Lehman Brothers Holdings Inc.’s Archstone, the defunct firm’s largest real-estate asset, won an arbitration brought by investors seeking hundreds of millions of dollars in damages.
Archstone, which Lehman acquired in a $22 billion leveraged buyout with Tishman Speyer Properties LP, has ownership interests in hundreds of apartment developments from Washington and New York to San Francisco.
Asked to decide whether Archstone breached covenants of tax agreements, an arbitration panel said it hadn’t, according to a copy of the decision e-mailed to Bloomberg today by a spokeswoman for Lehman’s law firm, Weil Gotshal & Manges LLP.

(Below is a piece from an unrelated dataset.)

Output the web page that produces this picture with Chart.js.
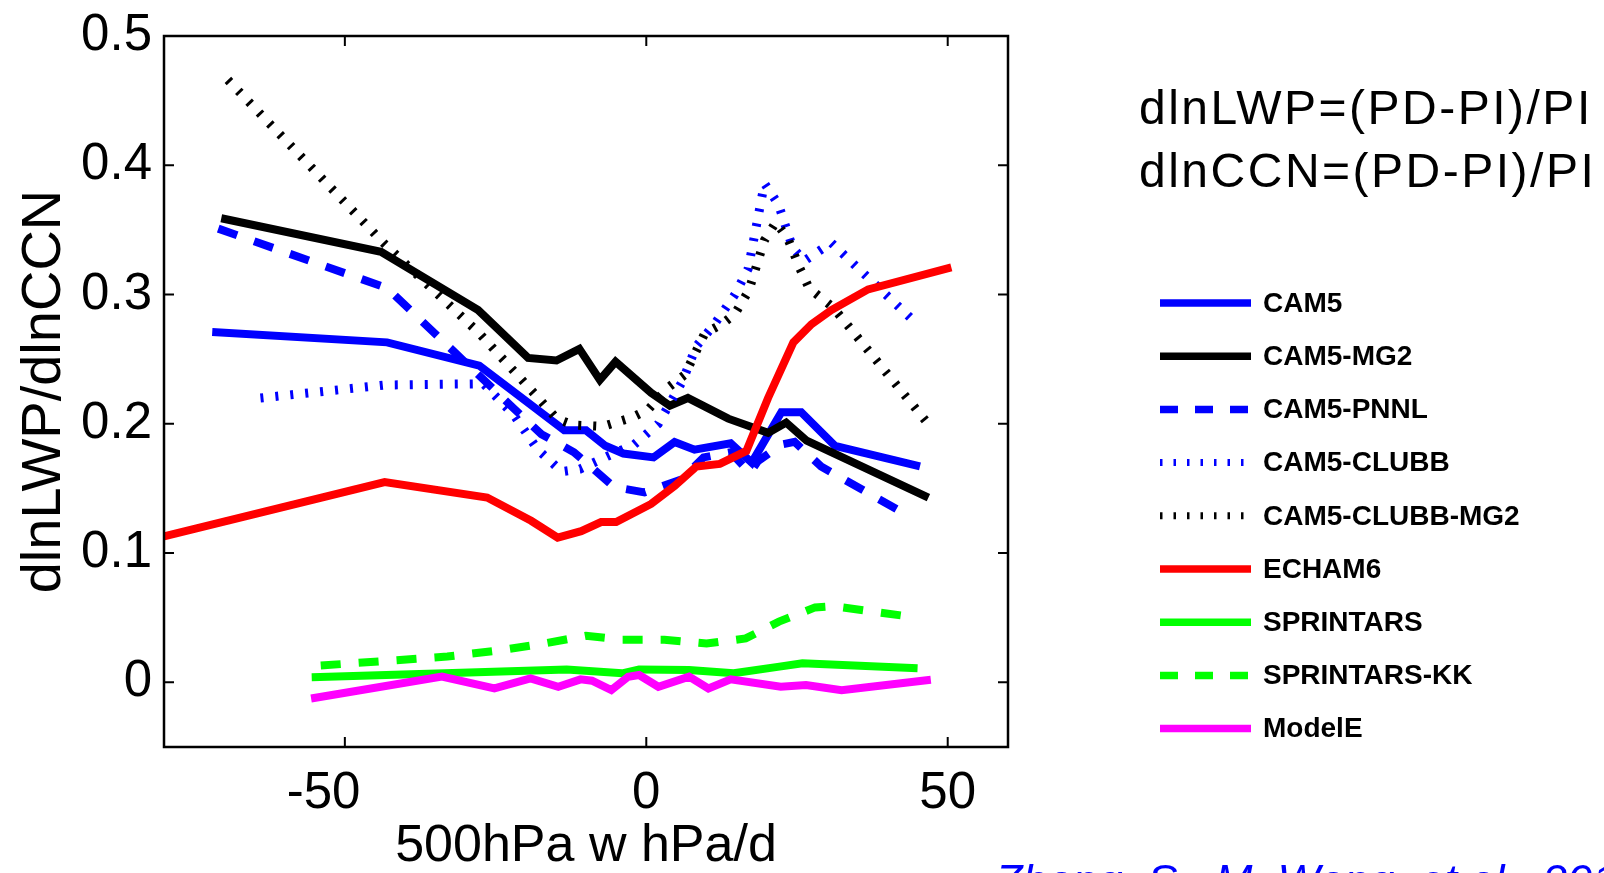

“Claimants are not owed any payments,” the panel said in the Oct. 26 decision. “Therefore there is no need to proceed to the damages phase of the arbitration.” The arbitrator appointed by the claimants dissented, the panel said.
Lehman, which has said it aims to get a $65 billion liquidation plan confirmed in court next month, said it’s trying to sell Archstone to help pay creditors. It won court approval last year to convert $2.4 billion of its secured Archstone debt into preferred equity, according to court documents.
Lehman, once the fourth-largest investment bank, listed real estate assets of $23 billion the day before its Sept. 15, 2008, bankruptcy, the largest in U.S. history. Its properties had a market value of about $14 billion nine months later, New York-based Lehman said in court papers.
Lehman’s creditors include Goldman Sachs Group Inc., UBS AG, the New York Giants and Abu Dhabi Investment Authority, as well as individuals who hold Lehman bonds.
The case is In re Lehman Brothers Holdings Inc., 08-13555, U.S. Bankruptcy Court, Southern District of New York (Manhattan).